With all of the buzz in the investment/retirement planning community about Roth IRA’s as a result of the January 1st elimination of the $100,000 modified adjusted gross income threshold for converting a traditional IRA to a Roth IRA, you would think that they’re the only game in town. Although the two main attractions of a Roth IRA that were introduced in last week’s blog post, Year of the Conversion, i.e., nontaxable distributions and no required minimum distributions (“RMD’s”), are two desirable benefits of any retirement plan, there is a price you must pay to obtain them.
The Ideal Retirement Plan
In order to understand the Roth IRA club entry fee, let’s take a step back and examine the eight features of an ideal retirement plan to see which ones are present or lacking in a Roth IRA:
- Contribution ability not subject to income test
- Fully deductible contributions
- Unlimited contribution amounts
- Nontaxable income
- Nontaxable distributions
- Distributions at any age without penalties
- No required minimum distributions
- No income tax liability upon conversion to the plan
Contribution Ability Not Subject to Income Test
Unlike other types of retirement plans, potential IRA owners must clear an income hurdle in order to be eligible to make contributions.

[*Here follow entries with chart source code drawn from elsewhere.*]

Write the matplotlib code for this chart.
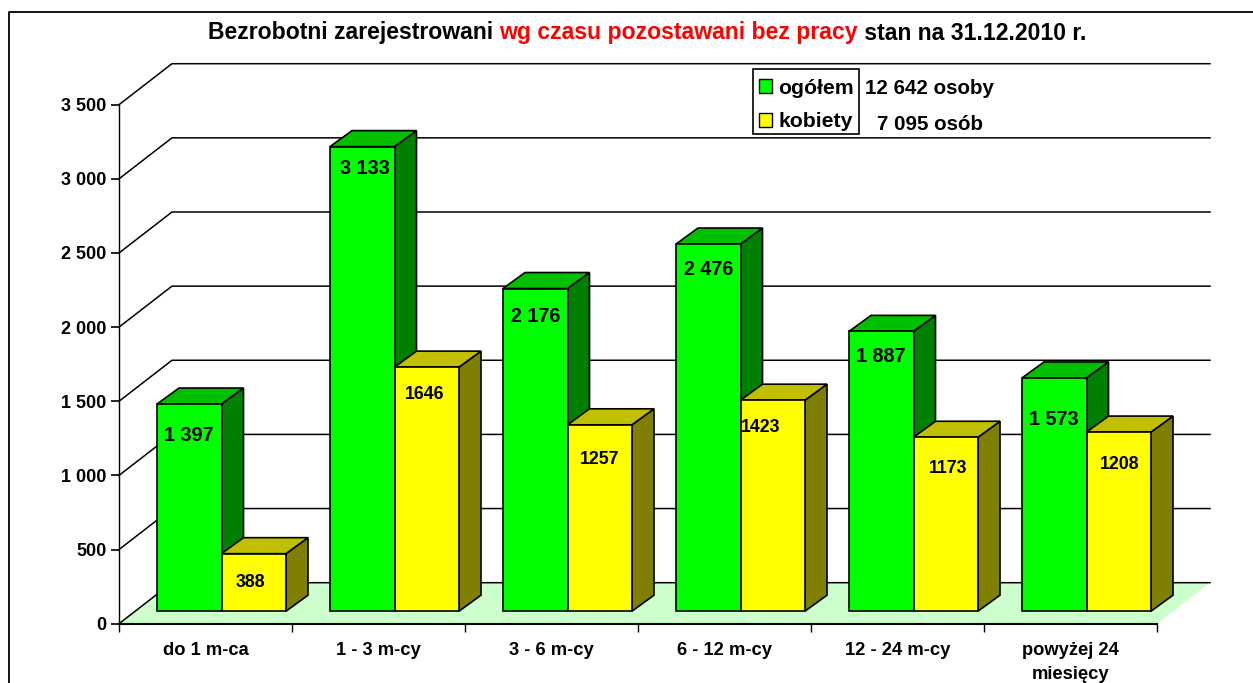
import matplotlib
matplotlib.use("Agg")
import matplotlib.pyplot as plt
from matplotlib.lines import Line2D
from matplotlib.patches import Patch, Polygon, Rectangle

categories = ["do 1 m-ca", "1 - 3 m-cy", "3 - 6 m-cy", "6 - 12 m-cy", "12 - 24 m-cy", "powyżej 24\nmiesięcy"]
ogolem = [1397, 3133, 2176, 2476, 1887, 1573]
kobiety = [388, 1646, 1257, 1423, 1173, 1208]
ogolem_labels = ["1 397", "3 133", "2 176", "2 476", "1 887", "1 573"]
yticks = [0, 500, 1000, 1500, 2000, 2500, 3000, 3500]
ytick_labels = ["0", "500", "1 000", "1 500", "2 000", "2 500", "3 000", "3 500"]

# hand placed labels: drop below the bar top (value units), sideways nudge (categories)
ogolem_drop = [212, 148, 190, 172, 172, 277]
kobiety_drop = [197, 182, 235, 187, 212, 222]
ogolem_nudge = [0, 0.015, 0, 0, 0, 0]
kobiety_nudge = [-0.02, -0.01, 0, -0.07, 0.015, 0.005]

plt.rcParams["font.family"] = ["Liberation Sans", "DejaVu Sans"]
plt.rcParams["font.weight"] = "bold"

W, H = 1253, 683
fig = plt.figure(figsize=(W / 100, H / 100), dpi=100)
fig.patch.set_facecolor("white")

# front plane of the fake 3d box
ax = fig.add_axes([119 / W, 1 - 623.7 / H, (1157 - 119) / W, (623.7 - 104.7) / H])
ax.set_xlim(0, 6)
ax.set_ylim(0, 3500)
ax.patch.set_visible(False)

# depth of the box in data units
unit = 519 / 3500
depth_x = 53 / 173
depth_y = 41 / unit
bar_w = 64.5 / 173
front_x = 16 / 173
front_y = 12.5 / unit
side_x = 22 / 173
side_y = 16 / unit

# floor
ax.add_patch(Polygon([(0, 0), (6, 0), (6 + depth_x, depth_y), (depth_x, depth_y)],
                     fc="#CCFFCC", ec="none", zorder=1, clip_on=False))

# back wall gridlines
for v in yticks:
    ax.plot([0, depth_x, 6 + depth_x], [v, v + depth_y, v + depth_y],
            color="black", lw=1.1, zorder=2, clip_on=False)


def bar3d(x, value, front, top, side):
    x0 = x + front_x
    y0 = front_y
    y1 = value + front_y
    x1 = x0 + bar_w
    ax.add_patch(Polygon([(x1, y0), (x1 + side_x, y0 + side_y), (x1 + side_x, y1 + side_y), (x1, y1)],
                         fc=side, ec="black", lw=1.2, zorder=3, clip_on=False))
    ax.add_patch(Polygon([(x0, y1), (x1, y1), (x1 + side_x, y1 + side_y), (x0 + side_x, y1 + side_y)],
                         fc=top, ec="black", lw=1.2, zorder=3, clip_on=False))
    ax.add_patch(Rectangle((x0, y0), bar_w, value, fc=front, ec="black", lw=1.2, zorder=3, clip_on=False))


for i in range(len(categories)):
    start = i + (1 - 2 * bar_w) / 2
    bar3d(start, ogolem[i], "#00FF00", "#00C000", "#008000")
    bar3d(start + bar_w, kobiety[i], "#FFFF00", "#C0C000", "#808000")
    ax.text(start + front_x + bar_w / 2 + ogolem_nudge[i], ogolem[i] + front_y - ogolem_drop[i], ogolem_labels[i],
            ha="center", va="center", fontsize=14.2, color="black", zorder=5)
    ax.text(start + front_x + bar_w * 1.5 + kobiety_nudge[i], kobiety[i] + front_y - kobiety_drop[i], str(kobiety[i]),
            ha="center", va="center", fontsize=12.8, color="black", zorder=5)

# axes
for name in ["top", "right"]:
    ax.spines[name].set_visible(False)
ax.spines["left"].set_linewidth(1.0)
ax.spines["bottom"].set_linewidth(1.5)
ax.set_yticks(yticks)
ax.set_yticklabels(ytick_labels, fontsize=13)
ax.tick_params(axis="y", length=6, width=1.2, pad=3)
ax.set_xticks(range(7))
ax.set_xticklabels([])
ax.tick_params(axis="x", length=6, width=1.0)
ax.set_xticks([i + 0.5 for i in range(6)], minor=True)
ax.set_xticklabels(categories, minor=True, fontsize=13.2, linespacing=1.55)
ax.tick_params(axis="x", which="minor", length=0, pad=13)

# title in three colours, each piece hung on the previous one
t1 = fig.text(208 / W, 1 - 33 / H, "Bezrobotni zarejestrowani ", fontsize=16.55, va="center", ha="left")
t2 = ax.annotate("wg czasu pozostawani bez pracy", xy=(1, 0), xycoords=t1, fontsize=16.55,
                 color="#FF0000", va="bottom", ha="left", annotation_clip=False)
ax.annotate(" stan na 31.12.2010 r.", xy=(1, 0), xycoords=t2, fontsize=16.55,
            va="bottom", ha="left", annotation_clip=False)

# legend without its own frame, the box is drawn apart to get the padding right
handles = [Patch(fc="#00FF00", ec="black", label="ogółem"), Patch(fc="#FFFF00", ec="black", label="kobiety")]
fig.legend(handles=handles, loc="upper left", bbox_to_anchor=(752 / W, 1 - 71.5 / H), fontsize=15.3,
           frameon=False, borderpad=0.33, handlelength=0.62,
           handleheight=0.62, handletextpad=0.3, labelspacing=0.7, borderaxespad=0)
fig.add_artist(Rectangle((752.5 / W, 1 - 134 / H), 106 / W, 65.5 / H, transform=fig.transFigure,
                         fc="none", ec="black", lw=1.2))
fig.text(865 / W, 1 - 88 / H, "12 642 osoby", fontsize=14.8, va="center", ha="left")
fig.text(877 / W, 1 - 125 / H, "7 095 osób", fontsize=14.8, va="center", ha="left")

# outer frame: only left and top are visible in the picture
fig.add_artist(Line2D([8.5 / W, 8.5 / W, 1], [0, 1 - 11.5 / H, 1 - 11.5 / H], transform=fig.transFigure,
                      color="black", lw=1.3))

fig.savefig("out.png", dpi=100)
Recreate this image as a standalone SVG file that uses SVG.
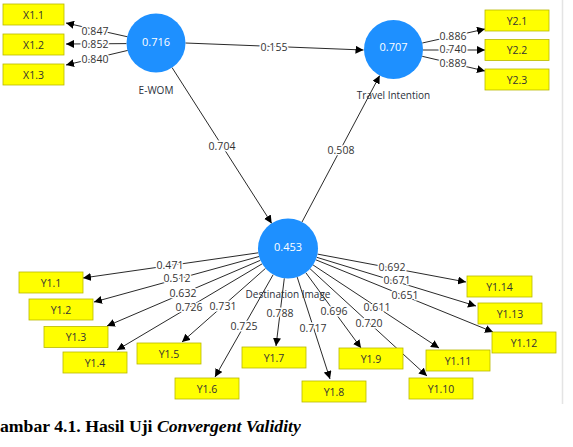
<svg xmlns="http://www.w3.org/2000/svg" width="573" height="447" viewBox="0 0 573 447">
<defs>
<marker id="ah" markerUnits="userSpaceOnUse" markerWidth="9" markerHeight="8" refX="8" refY="4" orient="auto">
<path d="M0,0 L8,4 L0,8 z" fill="#000"/>
</marker>
<style>
.box{fill:#FFFF00;stroke:#B8B800;stroke-width:0.8}
.bt{font-family:"Open Sans","DejaVu Sans",sans-serif;font-size:10.5px;fill:#333;text-anchor:middle;dominant-baseline:central}
.lv{fill:#1E90FF}
.ct{font-family:"Open Sans","DejaVu Sans",sans-serif;font-size:11px;fill:#fff;text-anchor:middle;dominant-baseline:central}
.nl{font-family:"Open Sans","DejaVu Sans",sans-serif;font-size:10px;fill:#2a2f3a;text-anchor:middle;dominant-baseline:central}
.ln{stroke:#111;stroke-width:0.9;fill:none;marker-end:url(#ah)}
.cl{font-family:"Open Sans","DejaVu Sans",sans-serif;font-size:10.5px;fill:#333;text-anchor:middle;dominant-baseline:central;stroke:#fff;stroke-width:3;paint-order:stroke;stroke-linejoin:round}
.cap{font-family:"Liberation Serif",serif;font-size:17.7px;font-weight:bold;fill:#000}
</style>
</defs>
<rect width="573" height="447" fill="#fff"/>
<line x1="562.5" y1="0" x2="562.5" y2="404" stroke="#e4e4e4" stroke-width="1.5"/>

<g id="connectors">
<line class="ln" x1="127.6" y1="36.8" x2="66" y2="23"/>
<line class="ln" x1="126.5" y1="43.6" x2="66" y2="44"/>
<line class="ln" x1="127.8" y1="50.4" x2="66" y2="65"/>
<line class="ln" x1="185.5" y1="43" x2="363.5" y2="50"/>
<line class="ln" x1="172" y1="67.5" x2="271.7" y2="223.4"/>
<line class="ln" x1="302" y1="222" x2="379.7" y2="75.6"/>
<line class="ln" x1="422.3" y1="43" x2="485" y2="29"/>
<line class="ln" x1="423" y1="50" x2="485" y2="50"/>
<line class="ln" x1="422.2" y1="56.3" x2="485" y2="71"/>
<line class="ln" x1="258.3" y1="252.8" x2="83" y2="278"/>
<line class="ln" x1="259.1" y1="256.5" x2="94" y2="302"/>
<line class="ln" x1="260.4" y1="260.3" x2="107" y2="326"/>
<line class="ln" x1="262.2" y1="263.8" x2="117" y2="350"/>
<line class="ln" x1="265.5" y1="268.4" x2="182" y2="342"/>
<line class="ln" x1="273.2" y1="274.6" x2="215" y2="377"/>
<line class="ln" x1="284.3" y1="278.3" x2="276" y2="346"/>
<line class="ln" x1="297.2" y1="277.1" x2="330" y2="379"/>
<line class="ln" x1="305.8" y1="272.7" x2="361" y2="348"/>
<line class="ln" x1="310.1" y1="268.8" x2="427" y2="376"/>
<line class="ln" x1="313.1" y1="265" x2="439" y2="348"/>
<line class="ln" x1="315.8" y1="259.8" x2="493" y2="332"/>
<line class="ln" x1="316.7" y1="257.3" x2="476" y2="306"/>
<line class="ln" x1="317.5" y1="254.1" x2="466" y2="282"/>

<text class="cl" x="95" y="31">0.847</text>
<text class="cl" x="95" y="44">0.852</text>
<text class="cl" x="95" y="59">0.840</text>
<text class="cl" x="274" y="47">0.155</text>
<text class="cl" x="222" y="146">0.704</text>
<text class="cl" x="341" y="150">0.508</text>
<text class="cl" x="453" y="36">0.886</text>
<text class="cl" x="453" y="49">0.740</text>
<text class="cl" x="453" y="63">0.889</text>
<text class="cl" x="170" y="265">0.471</text>
<text class="cl" x="177" y="278">0.512</text>
<text class="cl" x="183" y="293">0.632</text>
<text class="cl" x="189" y="307">0.726</text>
<text class="cl" x="223" y="306">0.731</text>
<text class="cl" x="244" y="326">0.725</text>
<text class="cl" x="280" y="313">0.788</text>
<text class="cl" x="313" y="328">0.717</text>
<text class="cl" x="334" y="311">0.696</text>
<text class="cl" x="369" y="323">0.720</text>
<text class="cl" x="377" y="307">0.611</text>
<text class="cl" x="405" y="295">0.651</text>
<text class="cl" x="397" y="280">0.671</text>
<text class="cl" x="392" y="267">0.692</text>
</g>

<g id="ewom"><circle class="lv" cx="156" cy="43" r="29.5"/><text class="ct" x="156" y="41">0.716</text><text class="nl" x="156" y="90">E-WOM</text></g>
<g id="ti"><circle class="lv" cx="393.5" cy="49.5" r="29.5"/><text class="ct" x="393.5" y="46">0.707</text><text class="nl" x="393.5" y="95">Travel Intention</text></g>
<g id="di"><circle class="lv" cx="288" cy="248.5" r="30"/><text class="ct" x="288" y="246">0.453</text><text class="nl" x="288" y="294">Destination Image</text></g>

<g id="x11"><rect class="box" x="3" y="4" width="61" height="21"/><text class="bt" x="33.5" y="14.5">X1.1</text></g>
<g id="x12"><rect class="box" x="3" y="34" width="61" height="21"/><text class="bt" x="33.5" y="44.5">X1.2</text></g>
<g id="x13"><rect class="box" x="3" y="64" width="61" height="21"/><text class="bt" x="33.5" y="74.5">X1.3</text></g>

<g id="y21"><rect class="box" x="485" y="10" width="64" height="21"/><text class="bt" x="517" y="20.5">Y2.1</text></g>
<g id="y22"><rect class="box" x="485" y="39.5" width="64" height="21"/><text class="bt" x="517" y="50">Y2.2</text></g>
<g id="y23"><rect class="box" x="485" y="69" width="64" height="21"/><text class="bt" x="517" y="79.5">Y2.3</text></g>

<g id="y11"><rect class="box" x="19" y="272" width="64" height="21"/><text class="bt" x="51" y="282.5">Y1.1</text></g>
<g id="y12"><rect class="box" x="29" y="299" width="64" height="21"/><text class="bt" x="61" y="309.5">Y1.2</text></g>
<g id="y13"><rect class="box" x="44" y="326.5" width="64" height="21"/><text class="bt" x="76" y="337">Y1.3</text></g>
<g id="y14"><rect class="box" x="63" y="352" width="64" height="21"/><text class="bt" x="95" y="362.5">Y1.4</text></g>
<g id="y15"><rect class="box" x="137" y="343" width="64" height="21"/><text class="bt" x="169" y="353.5">Y1.5</text></g>
<g id="y16"><rect class="box" x="175" y="378" width="64" height="21"/><text class="bt" x="207" y="388.5">Y1.6</text></g>
<g id="y17"><rect class="box" x="242" y="347" width="64" height="21"/><text class="bt" x="274" y="357.5">Y1.7</text></g>
<g id="y18"><rect class="box" x="302" y="381" width="64" height="21"/><text class="bt" x="334" y="391.5">Y1.8</text></g>
<g id="y19"><rect class="box" x="339" y="348" width="64" height="21"/><text class="bt" x="371" y="358.5">Y1.9</text></g>
<g id="y110"><rect class="box" x="409" y="378" width="64" height="21"/><text class="bt" x="441" y="388.5">Y1.10</text></g>
<g id="y111"><rect class="box" x="426" y="350" width="64" height="21"/><text class="bt" x="458" y="360.5">Y1.11</text></g>
<g id="y112"><rect class="box" x="492" y="332" width="64" height="21"/><text class="bt" x="524" y="342.5">Y1.12</text></g>
<g id="y113"><rect class="box" x="478" y="303" width="64" height="21"/><text class="bt" x="510" y="313.5">Y1.13</text></g>
<g id="y114"><rect class="box" x="467" y="276" width="65" height="21"/><text class="bt" x="499.5" y="286.5">Y1.14</text></g>

<text class="cap" x="0" y="432">ambar 4.1. Hasil Uji <tspan font-style="italic">Convergent Validity</tspan></text>
</svg>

If your adjusted gross income exceeds specified limits, which are different depending upon your filing status, then you won’t be allowed to make a contribution to either a traditional or Roth IRA.
Fully Deductible Contributions
Contributions to plans that are used directly and indirectly for conversion to Roth IRA’s are often, but not always, fully deductible. These include traditional IRA’s, SEP-IRA’s, 401(k) plans, profit sharing plans, and defined benefit plans. This is an extremely important benefit not to be overlooked, particularly if you’re in a high marginal income tax bracket when making contributions to these types of plans. Roth IRA contributions, on the other hand, are never deductible.
Unlimited Contribution Amounts
In addition to being fully deductible, allowable contribution amounts for certain retirement plans, such as defined benefit plans, while they aren’t unlimited, can be quite generous, particularly for highly-compensated older employees. In addition to being nondeductible, Roth IRA contributions are currently limited to $5,000 per year, or $6,000 if 50 and above.
All retirement plan participants enjoy the benefit of nontaxable income while funds remain in the plan. This includes interest, dividends, and realized gains from securities sales that would otherwise be taxable if the same investments were held in a nonretirement plan.
As pointed out in Year of the Conversion, whenever a deduction is allowed for contributions to a retirement plan, whether it be an IRA, 401(k), or some other type of pension plan, withdrawals from the plan are taxable as ordinary income just like salary. As also mentioned in last week’s post, since contributions to a Roth IRA aren’t deductible, withdrawals generally aren’t taxable provided that they remain in the plan for five years after the Roth IRA owner established and funded his or her first Roth IRA account, or, in the case of a Roth IRA conversion, five years from the date of conversion, and the owner is at least 59-1/2.
Distributions At Any Age Without Penalties
To promote the fact that retirement plans are intended to be used for retirement, distributions from retirement plans before age 59-1/2 are generally subject to a 10% federal premature distribution penalty plus potential state penalties. This includes distributions from Roth IRA conversions.
No Required Minimum Distributions
In exchange for tax-deductible contributions and nontaxable income while funds remain in a plan, IRS requires you to begin withdrawing funds, otherwise known as required minimum distributions, or “RMD’s,” from plans at a specified age, generally age 70-1/2, or be subject to a 50% penalty on RMD’s not distributed. While Roth IRA’s escape this requirement during the owner’s lifetime, Roth IRA beneficiaries are required to take minimum distributions from their inherited plans.
No Income Tax Liability Upon Conversion to the Plan
When you convert, or roll over, company pension plans, such as 401(k) plans, profit sharing plans, and defined benefit plans to a traditional IRA, there’s generally no income tax liability assessed upon conversion. Roth IRA conversions, however, are fully taxable as ordinary income with the exception of funds originating from nondeductible IRA contributions.
Depending upon facts and circumstances, assuming you have the funds available outside of your retirement plans to pay it, in many cases, the income tax liability associated with a Roth IRA conversion won’t outweigh the potential benefits one might potentially receive from a Roth. Even though Roth IRA’s share many of the eight desirable features of an ideal retirement plan, as you can see, they aren’t the holy grail of retirement plans, and, depending on your situation, may in fact, end up being the “holey” grail for you.